Friday, November 5, 2010

Review - diptych: The Future Memory Heartbreak Junction

blackandblue dance projects presents
diptych: The Future Memory Heartbreak Junction
Choreographer/performer Sasha Ivanochko and dancer Brendan Wyatt
November 4- 6, 2010 at Harboufront, Toronto

The theme of this highly theatrical and innovative dance performance is love - the highs and mainly the lows of that universal human concern. The first part is a solo piece for Sasha Ivanochko as a torch singer about to go on stage. We see her inner turmoil as she sings (and tries to sing) about love in agitated movements, laden with romantic angst. There are snippets of songs and inane stage patter, rendered ironic by her frantic and anguished choreography.

Sasha is a wonderfully expressive dancer, right down to her fingernails, embodying the highs and lows of love in very dramatic and theatrical style. The set is simple, with only a brick wall facade at the back and a microphone enhanced by imaginative lighting, and the soundtrack is sometimes music, sometimes ambient street noises, sometimes silence, with only her heated breathing to punctuate it.

In the second half, she's joined by Dora Award winning dancer Brendan Wyatt.

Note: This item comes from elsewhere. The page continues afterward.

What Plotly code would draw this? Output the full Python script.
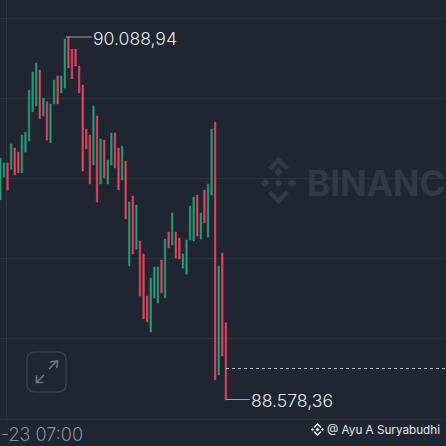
import plotly.graph_objects as go

# Candle extents (prices)
highs = [89585,89565,89565,89644,89627,89610,89681,89693,89868,89943,89981,89952,89835,89819,89810,89910,
         89927,89927,90081,90089,90039,90039,89968,89889,89706,89681,89802,89760,89664,89660,89577,89689,
         89689,89627,89635,89573,89402,89427,89390,89240,89186,89011,89086,89132,89132,89161,89248,89277,
         89356,89277,89252,89186,89244,89385,89423,89431,89356,89452,89477,89706,89735,89136,89190,88900]
lows = [89411,89506,89452,89539,89515,89523,89523,89610,89656,89777,89802,89748,89760,89660,89648,89810,
        89810,89856,89877,89960,89914,89968,89856,89531,89623,89477,89556,89402,89477,89502,89477,89556,
        89544,89452,89494,89332,89136,89186,89206,89011,88915,88903,88861,89003,88982,89024,89003,89211,
        89223,89169,89165,89127,89102,89244,89240,89261,89248,89315,89256,89431,88662,88682,88761,88578]
is_up = [1,1,0,1,0,0,1,1,1,1,1,0,1,0,1,1,
         0,1,1,0,0,0,0,0,0,0,1,0,1,0,1,1,
         0,0,1,0,1,0,1,0,0,0,1,1,1,0,1,0,
         1,0,0,1,1,1,1,0,1,0,1,1,0,1,0,0]
grid_prices = [90168, 89835, 89502, 89169, 88836]
grid_index = [1.6]
high_label = "90.088,94"
low_label = "88.578,36"
last_price = 88711
time_label = "-23 07:00"
watermark = "BINANCE"
credit = "@ Ayu A Suryabudhi"

idx = list(range(len(highs)))
opens = [l if u else h for h, l, u in zip(highs, lows, is_up)]
closes = [h if u else l for h, l, u in zip(highs, lows, is_up)]

W = H = 446
PH = 419
BG = "#1f2631"
GREEN = "#2a9d79"
RED = "#e8455e"
def fx(p): return p / W
def fy(p): return (PH - p) / PH

fig = go.Figure(go.Candlestick(
    x=idx, open=opens, high=highs, low=lows, close=closes,
    increasing=dict(line=dict(color=GREEN, width=0.5), fillcolor=GREEN),
    decreasing=dict(line=dict(color=RED, width=0.5), fillcolor=RED),
    whiskerwidth=0, hoverinfo="skip",
))

def seg(x0, y0, x1, y1, color, width=1, dash="solid"):
    return dict(type="line", xref="paper", yref="paper", x0=fx(x0), y0=fy(y0), x1=fx(x1), y1=fy(y1),
                line=dict(color=color, width=width, dash=dash), layer="above")

def path(d_pts, color=None, fill=None, width=1.5, close=False):
    d = "M" + " L".join(f"{fx(a):.5f},{fy(b):.5f}" for a, b in d_pts) + (" Z" if close else "")
    return dict(type="path", xref="paper", yref="paper", path=d, fillcolor=fill or "rgba(0,0,0,0)",
                line=dict(color=color or "rgba(0,0,0,0)", width=width), layer="above")

def diamond(cx, cy, r, color):
    return path([(cx, cy - r), (cx + r, cy), (cx, cy + r), (cx - r, cy)], fill=color, width=0, close=True)

def chevron(cx, cy, r, t, up, color):
    s = -1 if up else 1
    return path([(cx - r, cy), (cx, cy + s * r), (cx + r, cy)], color=color, width=t)

shapes = [
    seg(66, 37, 92, 37, "#9aa0a8", 1),
    seg(226, 399.5, 250, 399.5, "#9aa0a8", 1),
    seg(226, 368.5, 446, 368.5, "#b7bcc4", 1, "3px,3px"),
]

# expand button
r, x0, y0, x1, y1 = 8, 27, 352, 66, 392
def pp(a, b): return f"{fx(a):.5f},{fy(b):.5f}"
shapes.append(dict(type="path", xref="paper", yref="paper", layer="above", fillcolor="rgba(0,0,0,0)",
    line=dict(color="#373e4a", width=1.5),
    path=f"M{pp(x0+r,y0)} L{pp(x1-r,y0)} Q{pp(x1,y0)} {pp(x1,y0+r)} L{pp(x1,y1-r)} Q{pp(x1,y1)} {pp(x1-r,y1)} "
         f"L{pp(x0+r,y1)} Q{pp(x0,y1)} {pp(x0,y1-r)} L{pp(x0,y0+r)} Q{pp(x0,y0)} {pp(x0+r,y0)} Z"))
AR = "#6f7680"
shapes += [seg(49, 369, 57, 361, AR, 1.6), path([(50, 362), (57.5, 361), (57, 368)], color=AR, width=1.6),
           seg(37, 382, 44, 375, AR, 1.6), path([(36.5, 375.5), (36.5, 382.5), (43.5, 382.5)], color=AR, width=1.6)]

# watermark logo
WM = "#323945"
shapes += [diamond(278.5, 172, 4.5, WM), diamond(265, 183, 4.5, WM), diamond(292, 183, 4.5, WM), diamond(278.5, 183, 4, WM),
           chevron(278.5, 169, 9, 4.5, True, WM), chevron(278.5, 192, 9, 4.5, False, WM)]

# credit logo
LG = "#e8eaed"
shapes += [diamond(317.5, 429.5, 2, LG), diamond(312.5, 429.5, 1.5, LG), diamond(322.5, 429.5, 1.5, LG),
           chevron(317.5, 427.5, 3.5, 1.5, True, LG), chevron(317.5, 431.5, 3.5, 1.5, False, LG)]

FONT = "Inter"
def label(text, x, y, size, color, weight=400, anchor="left"):
    return dict(text=text, xref="paper", yref="paper", x=fx(x), y=fy(y), xanchor=anchor, yanchor="middle",
                showarrow=False, font=dict(family=FONT, size=size, color=color, weight=weight), align="left")

annotations = [
    label(high_label, 91, 38, 17.6, "#e6e8eb", 300),
    label(low_label, 249, 400.5, 17.6, "#e6e8eb", 300),
    label(time_label, -1, 435, 18, "#848c98", 300),
    label(watermark, 305, 183, 35, WM, 700),
    label(credit, 325, 429.5, 11.7, "#e6e8eb"),
]

fig.update_layout(
    width=W, height=H, margin=dict(l=0, r=0, t=0, b=27, pad=0), autosize=False,
    paper_bgcolor=BG, plot_bgcolor=BG, showlegend=False, boxgap=0.38,
    shapes=shapes, annotations=annotations,
    xaxis=dict(range=[-0.11, 124.5], rangeslider=dict(visible=False), tickvals=grid_index, showticklabels=False,
               ticks="", showgrid=True, gridcolor="#2b323d", gridwidth=1, zeroline=False,
               showline=True, linecolor="#2b323d", linewidth=1),
    yaxis=dict(range=[88499, 90243], tickvals=grid_prices, showticklabels=False, ticks="", showgrid=True,
               gridcolor="#2b323d", gridwidth=1, zeroline=False, showline=False),
)
fig.write_html("out.html", config=dict(displayModeBar=False), post_script="document.body.style.margin='0';")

Is it the relationship remembered - a kind of "before" to the first half? Is it a reconciliation? A fantasy? Whatever it's placement in the "story", it's the diary of a dysfunctional relationship, full of passion, sensuality and uncertainty, one minute bound together and the next defiantly apart. It's a seamless blend of movement, theatrical elements, spoken word and song, the needy naked emotions shamelessly expressed.

It must be quite an exhausting piece to perform, with kudos to both dancers for a stellar performance. It's definitely worth checking out. Continues tonight and tomorrow.

1 comment:

  1. Mary Beth MacMillanNovember 5, 2010 at 1:08 PM

    The amount of work and thought that went into this piece is clearly evident in the subtleties of the character, relationship and connections between the first and second half. This work is daring and rich with emotion.